**Exercise brief**
Leave out any picture and return the remaining listing below exactly as given.

*** Dataset excerpt

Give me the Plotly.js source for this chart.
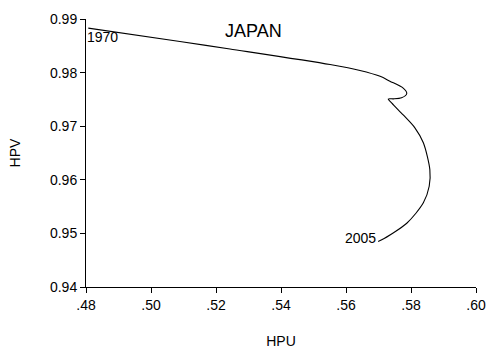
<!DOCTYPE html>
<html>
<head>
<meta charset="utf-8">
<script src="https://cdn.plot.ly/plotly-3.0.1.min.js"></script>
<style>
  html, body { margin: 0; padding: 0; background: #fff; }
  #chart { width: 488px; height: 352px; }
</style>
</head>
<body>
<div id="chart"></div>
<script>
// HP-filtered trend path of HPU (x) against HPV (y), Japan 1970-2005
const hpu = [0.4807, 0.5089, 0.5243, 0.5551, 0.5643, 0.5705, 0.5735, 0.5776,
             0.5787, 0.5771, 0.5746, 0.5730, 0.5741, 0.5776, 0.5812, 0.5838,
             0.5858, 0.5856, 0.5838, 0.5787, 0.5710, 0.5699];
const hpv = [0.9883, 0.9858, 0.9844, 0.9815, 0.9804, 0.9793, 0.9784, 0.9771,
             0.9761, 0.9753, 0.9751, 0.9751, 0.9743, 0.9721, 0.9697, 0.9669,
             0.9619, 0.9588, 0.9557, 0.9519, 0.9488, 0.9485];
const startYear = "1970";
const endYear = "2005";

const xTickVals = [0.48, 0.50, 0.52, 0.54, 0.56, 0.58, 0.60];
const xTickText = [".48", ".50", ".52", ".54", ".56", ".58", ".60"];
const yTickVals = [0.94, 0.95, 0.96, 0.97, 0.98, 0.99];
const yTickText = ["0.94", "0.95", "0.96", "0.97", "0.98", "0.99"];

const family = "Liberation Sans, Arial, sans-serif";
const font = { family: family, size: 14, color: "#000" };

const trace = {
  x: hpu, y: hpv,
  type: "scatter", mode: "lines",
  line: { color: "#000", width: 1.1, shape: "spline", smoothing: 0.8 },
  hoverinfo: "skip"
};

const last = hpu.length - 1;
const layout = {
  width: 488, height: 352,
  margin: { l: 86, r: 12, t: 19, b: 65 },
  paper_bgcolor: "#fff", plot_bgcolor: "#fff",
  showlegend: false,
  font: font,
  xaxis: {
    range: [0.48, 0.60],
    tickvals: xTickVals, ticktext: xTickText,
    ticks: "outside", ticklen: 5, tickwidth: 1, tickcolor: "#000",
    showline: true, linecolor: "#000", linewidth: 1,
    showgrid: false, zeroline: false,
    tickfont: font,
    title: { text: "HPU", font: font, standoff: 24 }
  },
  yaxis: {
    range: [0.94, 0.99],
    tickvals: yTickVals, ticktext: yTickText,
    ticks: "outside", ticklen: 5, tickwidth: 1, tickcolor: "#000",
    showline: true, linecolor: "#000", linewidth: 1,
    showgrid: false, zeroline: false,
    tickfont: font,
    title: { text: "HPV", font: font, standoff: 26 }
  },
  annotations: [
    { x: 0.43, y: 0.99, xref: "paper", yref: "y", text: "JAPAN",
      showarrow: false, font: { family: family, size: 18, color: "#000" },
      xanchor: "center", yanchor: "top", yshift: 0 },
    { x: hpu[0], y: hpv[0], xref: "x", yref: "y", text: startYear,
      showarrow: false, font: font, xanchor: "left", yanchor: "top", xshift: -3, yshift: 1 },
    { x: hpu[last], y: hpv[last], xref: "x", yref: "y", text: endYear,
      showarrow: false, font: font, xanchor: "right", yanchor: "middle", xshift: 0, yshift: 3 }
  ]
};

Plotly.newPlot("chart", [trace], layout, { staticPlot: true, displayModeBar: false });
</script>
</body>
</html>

******

**Final answer**
Give me the Plotly.js source for this chart.
<!DOCTYPE html>
<html>
<head>
<meta charset="utf-8">
<script src="https://cdn.plot.ly/plotly-3.0.1.min.js"></script>
<style>
  html, body { margin: 0; padding: 0; background: #fff; }
  #chart { width: 488px; height: 352px; }
</style>
</head>
<body>
<div id="chart"></div>
<script>
// HP-filtered trend path of HPU (x) against HPV (y), Japan 1970-2005
const hpu = [0.4807, 0.5089, 0.5243, 0.5551, 0.5643, 0.5705, 0.5735, 0.5776,
             0.5787, 0.5771, 0.5746, 0.5730, 0.5741, 0.5776, 0.5812, 0.5838,
             0.5858, 0.5856, 0.5838, 0.5787, 0.5710, 0.5699];
const hpv = [0.9883, 0.9858, 0.9844, 0.9815, 0.9804, 0.9793, 0.9784, 0.9771,
             0.9761, 0.9753, 0.9751, 0.9751, 0.9743, 0.9721, 0.9697, 0.9669,
             0.9619, 0.9588, 0.9557, 0.9519, 0.9488, 0.9485];
const startYear = "1970";
const endYear = "2005";

const xTickVals = [0.48, 0.50, 0.52, 0.54, 0.56, 0.58, 0.60];
const xTickText = [".48", ".50", ".52", ".54", ".56", ".58", ".60"];
const yTickVals = [0.94, 0.95, 0.96, 0.97, 0.98, 0.99];
const yTickText = ["0.94", "0.95", "0.96", "0.97", "0.98", "0.99"];

const family = "Liberation Sans, Arial, sans-serif";
const font = { family: family, size: 14, color: "#000" };

const trace = {
  x: hpu, y: hpv,
  type: "scatter", mode: "lines",
  line: { color: "#000", width: 1.1, shape: "spline", smoothing: 0.8 },
  hoverinfo: "skip"
};

const last = hpu.length - 1;
const layout = {
  width: 488, height: 352,
  margin: { l: 86, r: 12, t: 19, b: 65 },
  paper_bgcolor: "#fff", plot_bgcolor: "#fff",
  showlegend: false,
  font: font,
  xaxis: {
    range: [0.48, 0.60],
    tickvals: xTickVals, ticktext: xTickText,
    ticks: "outside", ticklen: 5, tickwidth: 1, tickcolor: "#000",
    showline: true, linecolor: "#000", linewidth: 1,
    showgrid: false, zeroline: false,
    tickfont: font,
    title: { text: "HPU", font: font, standoff: 24 }
  },
  yaxis: {
    range: [0.94, 0.99],
    tickvals: yTickVals, ticktext: yTickText,
    ticks: "outside", ticklen: 5, tickwidth: 1, tickcolor: "#000",
    showline: true, linecolor: "#000", linewidth: 1,
    showgrid: false, zeroline: false,
    tickfont: font,
    title: { text: "HPV", font: font, standoff: 26 }
  },
  annotations: [
    { x: 0.43, y: 0.99, xref: "paper", yref: "y", text: "JAPAN",
      showarrow: false, font: { family: family, size: 18, color: "#000" },
      xanchor: "center", yanchor: "top", yshift: 0 },
    { x: hpu[0], y: hpv[0], xref: "x", yref: "y", text: startYear,
      showarrow: false, font: font, xanchor: "left", yanchor: "top", xshift: -3, yshift: 1 },
    { x: hpu[last], y: hpv[last], xref: "x", yref: "y", text: endYear,
      showarrow: false, font: font, xanchor: "right", yanchor: "middle", xshift: 0, yshift: 3 }
  ]
};

Plotly.newPlot("chart", [trace], layout, { staticPlot: true, displayModeBar: false });
</script>
</body>
</html>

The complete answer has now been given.